▶ [DATA BLOCK]:
>> begin

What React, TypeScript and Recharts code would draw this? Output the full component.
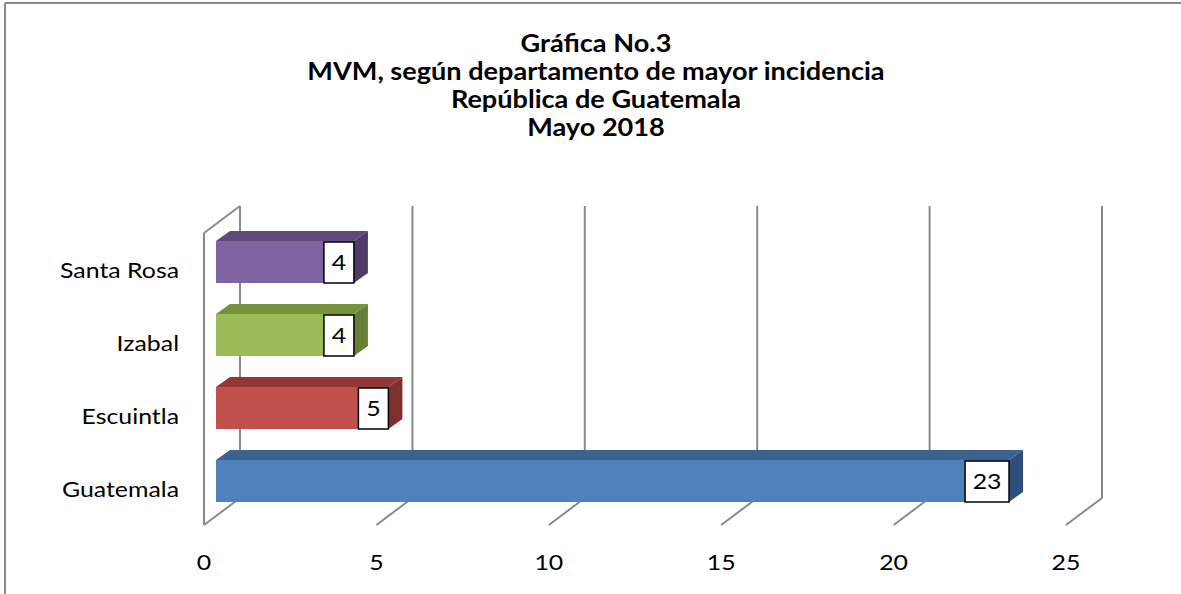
import React from 'react';
import { BarChart, Bar, XAxis, YAxis, CartesianGrid, Cell, LabelList } from 'recharts';

const categories = ['Santa Rosa', 'Izabal', 'Escuintla', 'Guatemala'];
const values = [4, 4, 5, 23];
const xTicks = [0, 5, 10, 15, 20, 25];
const titleLines = ['Gráfica No.3', 'MVM, según departamento de mayor incidencia', 'República de Guatemala', 'Mayo 2018'];

const frontColors = ['#8064A2', '#9BBB59', '#C0504D', '#4F81BD'];
const topColors = ['#604A7B', '#76923C', '#943634', '#3C6290'];
const sideColors = ['#4F3D68', '#667F34', '#7E302E', '#2F4F7A'];

const data = categories.map((name, i) => ({ name, value: values[i], idx: i }));

const FONT = 'Lato, "Open Sans", sans-serif';
const SX = 1.13;
const DEPTH_X = 36;
const DEPTH_Y = -27;
const BAR_OX = 12;
const BAR_OY = -8;
const BAR_DX = 14;
const BAR_DY = -10;
const GRID = '#8A8A8A';

const SText = ({ x, y, anchor, size, bold, children }: any) => (
  <text
    transform={`translate(${x},${y}) scale(${SX},1)`}
    x={0}
    y={0}
    textAnchor={anchor}
    fontSize={size}
    fontWeight={bold ? 'bold' : 'normal'}
    fontFamily={FONT}
    fill="#000"
  >
    {children}
  </text>
);

const Bar3D = (props: any) => {
  const { x, y, width, height, idx } = props;
  if (width == null || height == null) return null;
  const fx = x + BAR_OX;
  const fy = y + BAR_OY;
  const i = idx ?? props.payload?.idx ?? 0;
  return (
    <g>
      <polygon
        points={`${fx},${fy} ${fx + BAR_DX},${fy + BAR_DY} ${fx + width + BAR_DX},${fy + BAR_DY} ${fx + width},${fy}`}
        fill={topColors[i]}
      />
      <polygon
        points={`${fx + width},${fy} ${fx + width + BAR_DX},${fy + BAR_DY} ${fx + width + BAR_DX},${fy + BAR_DY + height} ${fx + width},${fy + height}`}
        fill={sideColors[i]}
      />
      <rect x={fx} y={fy} width={width} height={height} fill={frontColors[i]} />
    </g>
  );
};

const ValueBox = (props: any) => {
  const { x, y, width, height, value } = props;
  const txt = String(value);
  const w = txt.length > 1 ? 44 : 30;
  const right = x + BAR_OX + width;
  const top = y + BAR_OY;
  return (
    <g>
      <rect x={right - w} y={top + 1} width={w} height={height - 1} fill="#fff" stroke="#000" strokeWidth={1.5} />
      <SText x={right - w / 2} y={top + height / 2 + 8} anchor="middle" size={22}>
        {txt}
      </SText>
    </g>
  );
};

const gridLine = (props: any) => {
  const { x1, y1, y2, index } = props;
  const fx = x1;
  const top = Math.min(y1, y2);
  const bottom = Math.max(y1, y2);
  const bx = fx + DEPTH_X;
  return (
    <g key={`vg-${index}-${fx}`}>
      <line x1={bx} y1={top + DEPTH_Y} x2={bx} y2={bottom + DEPTH_Y} stroke={GRID} strokeWidth={2} />
      <line x1={fx} y1={bottom} x2={bx} y2={bottom + DEPTH_Y} stroke={GRID} strokeWidth={2} />
      {index === 0 || fx < 220 ? (
        <>
          <line x1={fx} y1={top} x2={fx} y2={bottom} stroke={GRID} strokeWidth={2} />
          <line x1={fx} y1={top} x2={bx} y2={top + DEPTH_Y} stroke={GRID} strokeWidth={2} />
        </>
      ) : null}
    </g>
  );
};

const XTick = (props: any) => {
  const { x, payload } = props;
  return (
    <SText x={x} y={570} anchor="middle" size={22}>
      {payload.value}
    </SText>
  );
};

const YTick = (props: any) => {
  const { y, payload } = props;
  return (
    <SText x={179} y={y + 8} anchor="end" size={22}>
      {payload.value}
    </SText>
  );
};

export default function App() {
  return (
    <div style={{ position: 'absolute', left: 0, top: 0, width: 1181, height: 594, background: '#fff' }}>
      <svg width={1181} height={594} style={{ position: 'absolute', left: 0, top: 0 }}>
        <line x1={5} y1={3} x2={1181} y2={3} stroke="#8A8A8A" strokeWidth={2} />
        <line x1={5} y1={3} x2={5} y2={594} stroke="#8A8A8A" strokeWidth={2} />
        {titleLines.map((t, i) => (
          <SText key={t} x={596} y={52 + i * 28} anchor="middle" size={24} bold>
            {t}
          </SText>
        ))}
      </svg>
      <div style={{ position: 'absolute', left: 0, top: 0 }}>
        <BarChart
          width={1181}
          height={594}
          data={data}
          layout="vertical"
          margin={{ top: 233, right: 115, bottom: 29, left: 54 }}
          barSize={42}
        >
          <CartesianGrid horizontal={false} vertical={gridLine as any} />
          <XAxis
            type="number"
            domain={[0, 25]}
            ticks={xTicks}
            axisLine={false}
            tickLine={false}
            tick={<XTick />}
            height={40}
            interval={0}
          />
          <YAxis
            type="category"
            dataKey="name"
            axisLine={false}
            tickLine={false}
            tick={<YTick />}
            width={150}
            interval={0}
          />
          <Bar dataKey="value" isAnimationActive={false} shape={<Bar3D />}>
            {data.map((d, i) => (
              <Cell key={d.name} fill={frontColors[i]} />
            ))}
            <LabelList dataKey="value" content={<ValueBox />} />
          </Bar>
        </BarChart>
      </div>
    </div>
  );
}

>> end

▶ [PROBLEM DESCRIPTION]: Take the material above from its first line through the line holding "const titleLines = ['Gráfica" and set it down exactly, without the pictures.

▶ [OUTPUT FOR THIS EXERCISE]:
What React, TypeScript and Recharts code would draw this? Output the full component.
import React from 'react';
import { BarChart, Bar, XAxis, YAxis, CartesianGrid, Cell, LabelList } from 'recharts';

const categories = ['Santa Rosa', 'Izabal', 'Escuintla', 'Guatemala'];
const values = [4, 4, 5, 23];
const xTicks = [0, 5, 10, 15, 20, 25];
const titleLines = ['Gráfica No.3', 'MVM, según departamento de mayor incidencia', 'República de Guatemala', 'Mayo 2018'];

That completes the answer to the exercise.